26 April 2011

in the garden: more spring blooms.

calafornia poppy.

great columbine.

coral bells.

lungwort.

clematis.

i love these mornings walking into the garden after morning exercise.  i love witnessing the blooms in various stages of opening.  it's a beautiful gift, the gift of witnessing.  these days i witness blooms in the form of flowers in the garden, budding relationships, connections with kindred spirits & friends, the creative blossoming that comes from the work of our hands, a creative birthing that is taking shape within me, and the beauty of so many stories of others.  there are sacred tasks along life's marking moments.  the ability to witness your own journey with awareness and mindfulness is a gift.  the ability and gift of witnessing the journey, the life story of others is a sacred task.  

while some of the introspective writing has been stilled in many ways on this space, i've been digging deep, listening to my heart.  a clergy friend asked recently what i was most passionate about these days, what lit a fire in my heart.  i was called to attend to that question, and have almost avoided it at times.  i am passionate about so much (according to another dear soul).  i don't want my passions to be so diffused that they are no longer those spaces that really light a fire in my heart.  i want my path to be lined with blooms and goodness.  what i've realized is: it is.  i continue to step into the spaces that i am in love with.  i admit, these spaces will change.  that's why i name what this moment is like.  that's why i'm spending the time recording these marking moments in life.  these sacred spaces where art + spirit + creativity meet.  the spaces where my soul is centered and whole.  where i am fully myself and am embraced as suzanne.  i'm creating that suzanne-sized space that i prayed for so long ago.  now to move closer to some other hopes, which aren't so glamorous, but hold meaning and significance.  

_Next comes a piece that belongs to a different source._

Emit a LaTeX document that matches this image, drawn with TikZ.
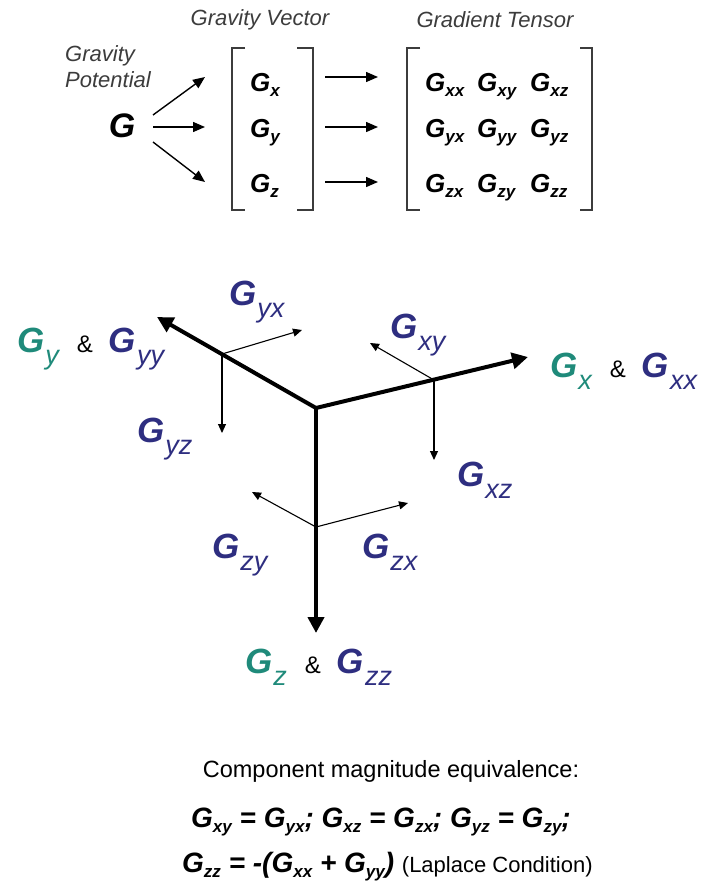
\documentclass[tikz,border=0pt]{standalone}
\usepackage{fontspec}
\setmainfont{Liberation Sans}
\usetikzlibrary{arrows.meta}
\definecolor{axis-teal}{HTML}{1F8A7A}
\definecolor{comp-navy}{HTML}{2E2E80}
\definecolor{label-gray}{HTML}{3C3C3C}

\newcommand{\fsz}[1]{\fontsize{#1}{#1}\selectfont}
% G with bold subscript (matrices, equations)
\newcommand{\Gm}[2][17]{{\bfseries\itshape G\raisebox{-5pt}{\fsz{#1}#2}}}
% G with thin subscript (axes picture)
\newcommand{\Gd}[1]{{\bfseries\itshape G}\hspace{1pt}\raisebox{-12pt}{\fsz{27}\itshape #1}}
\newcommand{\amp}{\hspace{18pt}\textcolor{black}{\fsz{24}\&}\hspace{16pt}}

\begin{document}
\begin{tikzpicture}[x=1pt, y=-1pt,
  every node/.style={inner sep=0pt, font=\fsz{22}},
  caption/.style={text=label-gray, font=\fsz{22}\itshape},
  entry/.style={anchor=base west, font=\fsz{26}},
  comp/.style={anchor=base west, text=comp-navy, font=\fsz{35}},
  feed/.style={line width=1.4pt, -{Triangle[length=12pt,width=10pt]}},
  bracket/.style={line width=1.4pt, draw=label-gray},
  mainaxis/.style={line width=4pt, -{Triangle[length=16pt,width=16pt]}},
  branch/.style={line width=1.1pt, -{Triangle[length=9pt,width=8pt]}}]
  \useasboundingbox (0,0) rectangle (708,883);

  % potential -> vector -> tensor
  \node[caption] (capvec) at (260,20) {Gravity Vector};
  \node[caption] (capten) at (495,20) {Gradient Tensor};
  \node[caption, anchor=base west] (cappot) at (65,62) {Gravity};
  \node[caption, anchor=base west] (cappot2) at (65,87) {Potential};
  \node[font=\fsz{34}\bfseries\itshape, anchor=base] (gpot) at (122,137) {G};

  \foreach \i/\s/\b/\a/\g in {1/x/92/77/115, 2/y/137/127/127, 3/z/192/182/142} {
    \node[entry] (v\i) at (250,\b) {\Gm{\s}};
    \coordinate (gp\i) at (153,\g);
    \coordinate (in\i) at (205,\a);
    \coordinate (out\i) at (325,\a);
    \coordinate (to\i) at (378,\a);
    \draw[feed] (gp\i) -- (in\i);
    \draw[feed] (out\i) -- (to\i);
  }
  \foreach \r/\s/\b in {1/x/92, 2/y/137, 3/z/192}
    \foreach \c/\t/\xx in {1/x/425, 2/y/477, 3/z/530}
      \node[entry] (t\r\c) at (\xx,\b) {\Gm{\s\t}};

  \draw[bracket] (245,48) -- (232,48) -- (232,210) -- (245,210);
  \draw[bracket] (297,48) -- (313,48) -- (313,210) -- (297,210);
  \draw[bracket] (420,48) -- (407,48) -- (407,210) -- (420,210);
  \draw[bracket] (580,48) -- (592,48) -- (592,210) -- (580,210);

  % axes
  \coordinate (O) at (316,408);
  \coordinate (xtip) at (528,357);
  \coordinate (ytip) at (157,317);
  \coordinate (ztip) at (316,633);
  \draw[mainaxis] (O) -- (xtip);
  \draw[mainaxis] (O) -- (ytip);
  \draw[mainaxis] (O) -- (ztip);

  \coordinate (by) at (222,354);
  \coordinate (bx) at (434,380);
  \coordinate (bz) at (316,527);
  \coordinate (yx) at (302,330);
  \coordinate (yz) at (222,433);
  \coordinate (xy) at (370,343);
  \coordinate (xz) at (434,460);
  \coordinate (zy) at (252,492);
  \coordinate (zx) at (408,503);
  \foreach \p/\q in {by/yx, by/yz, bx/xy, bx/xz, bz/zy, bz/zx}
    \draw[branch] (\p) -- (\q);

  \node[comp] (gyx) at (229,305) {\Gd{yx}};
  \node[comp] (gyz) at (137,442) {\Gd{yz}};
  \node[comp] (gxy) at (390,338) {\Gd{xy}};
  \node[comp] (gxz) at (457,486) {\Gd{xz}};
  \node[comp] (gzy) at (212,558) {\Gd{zy}};
  \node[comp] (gzx) at (362,558) {\Gd{zx}};

  \node[comp] (ylab) at (17,352)
    {\textcolor{axis-teal}{\Gd{y}}\amp\Gd{yy}};
  \node[comp] (xlab) at (550,377)
    {\textcolor{axis-teal}{\Gd{x}}\amp\Gd{xx}};
  \node[comp] (zlab) at (245,673)
    {\textcolor{axis-teal}{\Gd{z}}\amp\Gd{zz}};

  % equivalence
  \node[anchor=base, font=\fsz{23.5}] (equiv) at (391,777) {Component magnitude equivalence:};
  \node[anchor=base, font=\fsz{28}\bfseries\itshape] (sym) at (381,827)
    {\Gm{xy} = \Gm{yx}; \Gm{xz} = \Gm{zx}; \Gm{yz} = \Gm{zy};};
  \node[anchor=base west, font=\fsz{28}\bfseries\itshape] (laplace) at (182,872)
    {\Gm{zz} = -(\Gm{xx} + \Gm{yy}) {\normalfont\fsz{22}(Laplace Condition)}};
\end{tikzpicture}
\end{document}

that's one reaon i love the dirt. it's dirt.  it's the space that these blooms thrive within.  the worms underneath are caring for the soil.  they're doing their best under the spaces we tred.  in bereavement work, i'm like the earthworm.  i'm there working in the spaces of the soil of souls where hearts are heavy, stories and memories flow like living water, and the need to move within those sacred spaces is present.  the need to be present, to bring vitamins and nourishment is evident.  in small ways i see the space where the blooms will return, but mostly i witness the dirt.  i see the love and care many put into creating a space for love to continue to grow and for healing to take root.  it's a sacred space.  when i'm tending these spaces, like i did in seven weeks of the last 3 months, i find myself more and more introspective.  i find myself carrying the stories, stitching quietly, practicing yoga, loving my loves, and cooking. i find myself living well in the way i try all days, but also encountering spaces of life in careful, quiet ways.  

today i will move freely, practice sharing, and love deeply.  i'll witness life as birds sing, bringing my awareness into the present moment. i will live into my call, even as i research air conditioning for the studio. i will be. BE. me.